══ MATERIAL ══
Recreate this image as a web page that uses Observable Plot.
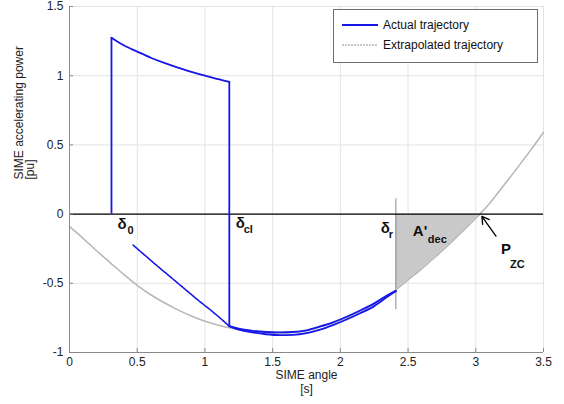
<!DOCTYPE html>
<html>
<head>
<meta charset="utf-8">
<script src="https://cdn.jsdelivr.net/npm/d3@7"></script>
<script src="https://cdn.jsdelivr.net/npm/@observablehq/plot@0.6"></script>
<style>
  body { margin: 0; background: #fff; font-family: "Liberation Sans", Arial, sans-serif; }
  #wrap { position: relative; width: 564px; height: 404px; }
  #legend { position: absolute; left: 333px; top: 9px; width: 205px; height: 54px; box-sizing: border-box;
            border: 1px solid #6e6e6e; background: #fff; font-size: 12px; color: #111; }
  .row { position: absolute; left: 8px; height: 14px; display: flex; align-items: center; }
  .row svg { margin-right: 5px; }
</style>
</head>
<body>
<div id="wrap">
  <div id="chart"></div>
  <div id="legend"></div>
</div>
<script>
// ---- data ----
const xTicks = [0, 0.5, 1, 1.5, 2, 2.5, 3, 3.5];
const yTicks = [-1, -0.5, 0, 0.5, 1, 1.5];
const xDomain = [0, 3.5];
const yDomain = [-1, 1.5];

// actual trajectory, fault-on part (after the jump at δ0)
const faultX = [0.31, 0.4, 0.5, 0.6, 0.7, 0.8, 0.9, 1.0, 1.1, 1.18];
const faultY = [1.275, 1.22, 1.174, 1.13, 1.092, 1.058, 1.028, 1.0, 0.975, 0.955];

// actual trajectory, post-fault part (after the jump at δcl)
const postX = [1.18, 1.25, 1.35, 1.45, 1.55, 1.65, 1.75, 1.85, 1.95, 2.05, 2.15, 2.25, 2.35, 2.41];
const postY = [-0.81, -0.835, -0.855, -0.868, -0.874, -0.872, -0.86, -0.835, -0.80, -0.76, -0.715, -0.665, -0.595, -0.555];

// dotted portion of the actual trajectory
const dottedX = [0.47, 0.55, 0.65, 0.75, 0.85, 0.95, 1.05, 1.12, 1.18];
const dottedY = [-0.224, -0.292, -0.376, -0.458, -0.54, -0.622, -0.7, -0.758, -0.81];

// return branch of the actual trajectory
const returnX = [1.18, 1.25, 1.35, 1.45, 1.55, 1.65, 1.75, 1.85, 1.95, 2.05, 2.15, 2.25, 2.35, 2.41];
const returnY = [-0.81, -0.828, -0.843, -0.852, -0.855, -0.852, -0.84, -0.812, -0.78, -0.74, -0.695, -0.645, -0.585, -0.555];

// extrapolated trajectory
const extraX = [0, 0.1, 0.2, 0.3, 0.4, 0.5, 0.6, 0.7, 0.8, 0.9, 1.0, 1.1, 1.2, 1.3, 1.4, 1.5, 1.6, 1.7, 1.8, 1.9,
                2.0, 2.1, 2.2, 2.3, 2.41, 2.5, 2.6, 2.7, 2.8, 2.9, 3.0, 3.03, 3.1, 3.2, 3.3, 3.4, 3.5];
const extraY = [-0.09, -0.175, -0.265, -0.35, -0.435, -0.515, -0.583, -0.641, -0.692, -0.737, -0.775, -0.803, -0.825,
                -0.84, -0.852, -0.858, -0.858, -0.85, -0.83, -0.80, -0.765, -0.725, -0.675, -0.62, -0.547,
                -0.475, -0.395, -0.31, -0.22, -0.127, -0.03, 0, 0.075, 0.2, 0.325, 0.455, 0.59];

const deltaR = 2.41;      // return angle
const deltaZC = 3.03;     // zero crossing
const deltaRLine = [0.11, -0.69];  // extent of the δr marker line

// annotation labels (data coordinates)
const labelText = ["δ", "δ", "δ", "A'", "P"];
const labelX = [0.355, 1.227, 2.299, 2.535, 3.186];
const labelY = [-0.109, -0.104, -0.138, -0.159, -0.288];
const subText = ["0", "cl", "r", "dec", "ZC"];
const subX = [0.429, 1.286, 2.358, 2.646, 3.252];
const subY = [-0.145, -0.136, -0.174, -0.207, -0.386];

const arrowFrom = [3.149, -0.159];
const arrowTo = [3.045, -0.016];

const legendLabels = ["Actual trajectory", "Extrapolated trajectory"];

// ---- build tables ----
const BLUE = "#1616e8";
const GRAY = "#b8b8b8";
const toRows = (xs, ys) => xs.map((x, i) => ({x, y: ys[i]}));
const fault = toRows(faultX, faultY);
const post = toRows(postX, postY);
const dotted = toRows(dottedX, dottedY);
const ret = toRows(returnX, returnY);
const extra = toRows(extraX, extraY);
const area = extra.filter(d => d.x >= deltaR && d.x <= deltaZC);
const labels = toRows(labelX, labelY).map((d, i) => ({...d, t: labelText[i]}));
const subs = toRows(subX, subY).map((d, i) => ({...d, t: subText[i]}));
// vertical jumps of the actual trajectory
const jumps = [
  {x: faultX[0], y1: 0, y2: faultY[0]},
  {x: faultX[faultX.length - 1], y1: faultY[faultY.length - 1], y2: postY[0]}
];

const W = 564, H = 404, mL = 69, mR = 21, mT = 6, mB = 52;
const innerW = W - mL - mR, innerH = H - mT - mB;

const chart = Plot.plot({
  width: W, height: H,
  marginLeft: mL, marginRight: mR, marginTop: mT, marginBottom: mB,
  style: {fontFamily: "Liberation Sans, Arial, sans-serif", fontSize: "12px", background: "#fff", color: "#222"},
  x: {domain: xDomain, ticks: xTicks},
  y: {domain: yDomain, ticks: yTicks},
  marks: [
    Plot.gridX(xTicks, {stroke: "#e4e4e4", strokeOpacity: 1}),
    Plot.gridY(yTicks, {stroke: "#e4e4e4", strokeOpacity: 1}),
    Plot.areaY(area, {x: "x", y1: 0, y2: "y", fill: "#c9c9c9", curve: "monotone-x"}),
    Plot.ruleX([deltaR], {y1: deltaRLine[0], y2: deltaRLine[1], stroke: "#8a8a8a", strokeWidth: 1}),
    Plot.line(extra, {x: "x", y: "y", stroke: GRAY, strokeWidth: 1.6, curve: "monotone-x"}),
    Plot.ruleY([0], {stroke: "#000", strokeWidth: 1.4}),
    Plot.line(dotted, {x: "x", y: "y", stroke: BLUE, strokeWidth: 1.6, strokeDasharray: "2,1", curve: "monotone-x"}),
    Plot.line(ret, {x: "x", y: "y", stroke: BLUE, strokeWidth: 1.8, curve: "monotone-x"}),
    Plot.line(post, {x: "x", y: "y", stroke: BLUE, strokeWidth: 1.8, curve: "monotone-x"}),
    Plot.line(fault, {x: "x", y: "y", stroke: BLUE, strokeWidth: 1.8, curve: "monotone-x"}),
    Plot.ruleX(jumps, {x: "x", y1: "y1", y2: "y2", stroke: BLUE, strokeWidth: 1.8}),
    Plot.arrow([0], {x1: () => arrowFrom[0], y1: () => arrowFrom[1], x2: () => arrowTo[0], y2: () => arrowTo[1],
                     stroke: "#000", strokeWidth: 1.3, headLength: 10}),
    Plot.text(labels, {x: "x", y: "y", text: "t", textAnchor: "start", lineAnchor: "bottom",
                       fontWeight: "bold", fontSize: 15, fill: "#111"}),
    Plot.text(subs, {x: "x", y: "y", text: "t", textAnchor: "start", lineAnchor: "bottom",
                     fontWeight: "bold", fontSize: 11, fill: "#111"}),
    // axes
    Plot.ruleX([xDomain[0]], {stroke: "#8a8a8a"}),
    Plot.ruleY([yDomain[0]], {stroke: "#8a8a8a"}),
    Plot.tickX(xTicks, {x: d => d, insetTop: innerH - 4, stroke: "#8a8a8a"}),
    Plot.tickY(yTicks, {y: d => d, insetRight: innerW - 4, stroke: "#8a8a8a"}),
    Plot.axisX(xTicks, {tickSize: 0, tickPadding: 5, tickFormat: d => String(d), label: null, fill: "#222"}),
    Plot.axisY(yTicks, {tickSize: 0, tickPadding: 6, tickFormat: d => String(d), label: null, fill: "#222"}),
    Plot.text(["SIME angle"], {frameAnchor: "bottom", dy: 26, fill: "#222"}),
    Plot.text(["[s]"], {frameAnchor: "bottom", dy: 40, fill: "#222"}),
    Plot.text(["SIME accelerating power"], {frameAnchor: "left", dx: -50, rotate: -90, fill: "#222"}),
    Plot.text(["[pu]"], {frameAnchor: "left", dx: -39, rotate: -90, fill: "#222"})
  ]
});
document.getElementById("chart").appendChild(chart);

// legend
const leg = document.getElementById("legend");
const styles = [
  {stroke: BLUE, width: 2, dash: null},
  {stroke: GRAY, width: 1.5, dash: "2,1"}
];
legendLabels.forEach((lab, i) => {
  const row = document.createElement("div");
  row.className = "row";
  row.style.top = (8 + i * 20) + "px";
  const s = styles[i];
  row.innerHTML = `<svg width="36" height="6"><line x1="0" x2="36" y1="3" y2="3" stroke="${s.stroke}" stroke-width="${s.width}" ${s.dash ? `stroke-dasharray="${s.dash}"` : ""}/></svg><span>${lab}</span>`;
  leg.appendChild(row);
});
</script>
</body>
</html>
═══
→ AIM
Starting at the first line of the material, output exactly the lines up to and including the one with "-0.645, -0.585, -0.555];". Do not include the pictures.

→ ANSWER TO THE PROBLEM
Recreate this image as a web page that uses Observable Plot.
<!DOCTYPE html>
<html>
<head>
<meta charset="utf-8">
<script src="https://cdn.jsdelivr.net/npm/d3@7"></script>
<script src="https://cdn.jsdelivr.net/npm/@observablehq/plot@0.6"></script>
<style>
  body { margin: 0; background: #fff; font-family: "Liberation Sans", Arial, sans-serif; }
  #wrap { position: relative; width: 564px; height: 404px; }
  #legend { position: absolute; left: 333px; top: 9px; width: 205px; height: 54px; box-sizing: border-box;
            border: 1px solid #6e6e6e; background: #fff; font-size: 12px; color: #111; }
  .row { position: absolute; left: 8px; height: 14px; display: flex; align-items: center; }
  .row svg { margin-right: 5px; }
</style>
</head>
<body>
<div id="wrap">
  <div id="chart"></div>
  <div id="legend"></div>
</div>
<script>
// ---- data ----
const xTicks = [0, 0.5, 1, 1.5, 2, 2.5, 3, 3.5];
const yTicks = [-1, -0.5, 0, 0.5, 1, 1.5];
const xDomain = [0, 3.5];
const yDomain = [-1, 1.5];

// actual trajectory, fault-on part (after the jump at δ0)
const faultX = [0.31, 0.4, 0.5, 0.6, 0.7, 0.8, 0.9, 1.0, 1.1, 1.18];
const faultY = [1.275, 1.22, 1.174, 1.13, 1.092, 1.058, 1.028, 1.0, 0.975, 0.955];

// actual trajectory, post-fault part (after the jump at δcl)
const postX = [1.18, 1.25, 1.35, 1.45, 1.55, 1.65, 1.75, 1.85, 1.95, 2.05, 2.15, 2.25, 2.35, 2.41];
const postY = [-0.81, -0.835, -0.855, -0.868, -0.874, -0.872, -0.86, -0.835, -0.80, -0.76, -0.715, -0.665, -0.595, -0.555];

// dotted portion of the actual trajectory
const dottedX = [0.47, 0.55, 0.65, 0.75, 0.85, 0.95, 1.05, 1.12, 1.18];
const dottedY = [-0.224, -0.292, -0.376, -0.458, -0.54, -0.622, -0.7, -0.758, -0.81];

// return branch of the actual trajectory
const returnX = [1.18, 1.25, 1.35, 1.45, 1.55, 1.65, 1.75, 1.85, 1.95, 2.05, 2.15, 2.25, 2.35, 2.41];
const returnY = [-0.81, -0.828, -0.843, -0.852, -0.855, -0.852, -0.84, -0.812, -0.78, -0.74, -0.695, -0.645, -0.585, -0.555];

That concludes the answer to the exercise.